War Spurs National Guard to Train for Trench Warfare

War Spurs National Guard to Train for Trench Warfare

Soldiers breaking ground
Photo by: Oklahoma National Guard/Sgt. Conner McBride

Influenced by images of Ukrainian soldiers in dug-in fighting positions, the Oklahoma National Guard is building a trench warfare training area to provide its citizen-soldiers more realistic combat scenarios.

Officials broke ground June 2 at the Oklahoma National Guard’s Camp Gruber Training Center, 60 miles southeast of Tulsa, and units are expected to be able to conduct trench warfare training as early as November, according to a news release.

The new range is part of the Oklahoma National Guard’s effort to give soldiers modern, challenging and realistic training areas and provide them with a taste of the threats they may face in conflicts around the globe, Maj. Gen. Thomas Mancino, adjutant general for Oklahoma, said in the release.

“If you watch the war in Ukraine carefully, you see it’s transitioning to something that looks like World War I, where you have to be dug in to survive,” Mancino said. “In Oklahoma, we had a vision of creating a training facility that will allow our soldiers to learn to fight in those environments. Learn to fight, clear and win in the trenches.”

The trench warfare lane is being constructed in three phases over three years by engineers from the 545th Brigade Engineer Battalion, 45th Infantry Brigade Combat Team, and the 120th Engineer Battalion, 90th Troop Command, Lt. Col Neal Harvey, commander of the 545th BEB, said in the release.
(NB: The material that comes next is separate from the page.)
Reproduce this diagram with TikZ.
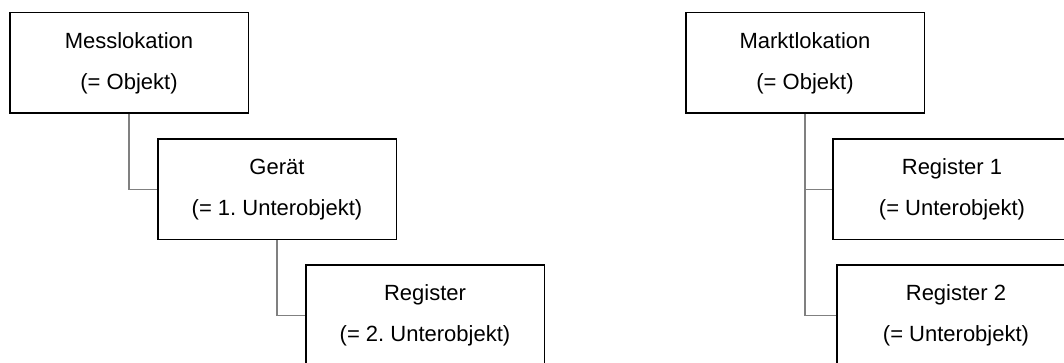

The first phase will focus on creating the first of two trenches that soldiers will learn how to defend and attack. Phase two will see construction of a second trench that will be used to create more complex training scenarios. A covered pavilion with a large sand table for rehearsals and after-action reviews will be constructed during the final phase, Harvey said.

Col. Shane Riley, director of military support for the Oklahoma National Guard, oversees the Guard’s efforts to transform training from counterinsurgency-era tactics to preparing soldiers and leaders for the challenges from near-peer threats like China and Russia.

The establishment of the trench lane, combined with other modernization efforts like the Oklahoma National Guard’s counter-unmanned aerial systems school, he said, is designed to force leaders to adapt to aerial threats and learn to both seize and defend well-fortified positions.

“You aren’t going to show up and be dominant on the battlefield if you haven’t got the experience, the time in the saddle, to make hard decisions,” Riley said in the release.

Col. Andrew Ballenger, commander of the 45th Infantry Brigade Combat Team, said the trench lane will give his soldiers a local training ground where they can hone their skills in trench warfare, including learning how to counter aerial threats from unmanned aerial systems, a crucial skill based on the tactics observed in Ukraine.

“The use of trenches in Eastern Europe, between Russia and Ukraine, has illustrated the need for dismounted maneuver forces to understand how to fight and how to survive a linear battlefield under large-scale combat operations,” Ballenger said in the release.